All in a good cause: The investment bond that lets you make a social impact, too

  • @ukmoneyguru

A new phrase is set to enter the complex lexicon of financial services – the social impact bond.

Allia, which describes itself as a charitable social investment organisation, will this week start offering an investment bond with a difference. It is emotively dubbed The Future for Children bond, and part of the investment goes to good causes – not the usual ones you would think of, but to Essex County Council to "improve the life outcomes of children aged 11-16 at risk of going into care". It is believed to be the first investment of its type in the UK.

Tim Jones, the chief executive of Allia, explains: "We're seeing growing interest among investors in using their funds to achieve a social impact as well as providing a financial return.

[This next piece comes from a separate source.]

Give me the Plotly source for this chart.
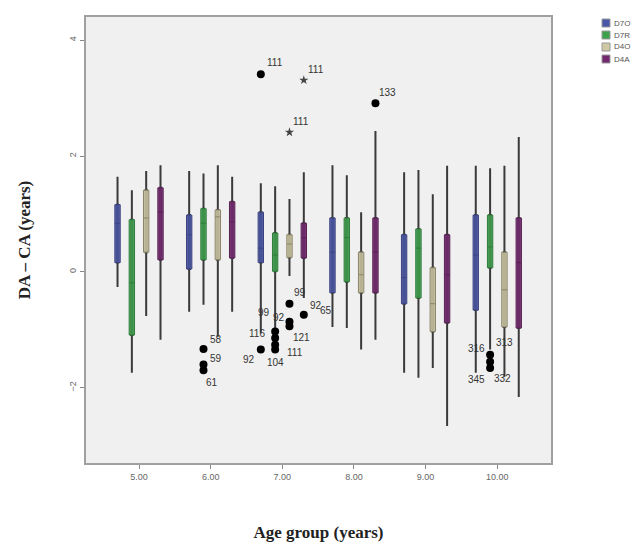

Our capital-plus bond gives the first opportunity for individual investors to take part in this kind of model.

"With the Future for Children bond, investors can give a better future to some of society's most vulnerable young people, with the potential for sharing in the financial benefits while keeping their capital at very low risk."

For a minimum investment of £15,000, Allia puts 78 per cent of investors' money into an affordable housing programme meant to return a 100 per cent maturity after eight years – so in effect the original capital is returned to investors. Twenty per cent of the original investment is directed to the Essex County Council social impact bond, and the investor enjoys the returns on this cash.

However, these are not guaranteed, so after eight years the investor could be left with their original investment, which would be worth much less in real terms. Management fees are 2 per cent. Although Allia describes its product as "very low-risk", it is unregulated so there is no recourse to the Financial Services Compensation Scheme if for example the provider were to collapse. Nor can you go to the Financial Ombudsman Service.

Investments with a socially responsible twist may be getting more of a look-in since financial advisers were, as a result of the Retail Distribution Review (RDR), banned at the start of the year from earning commission on investment sales.

One of the UK's biggest investment trust groups, Alliance Trust says: "Until now, there hasn't been much incentive for a financial adviser to consider socially responsible investing. However, the advent of the RDR will turn this on its head."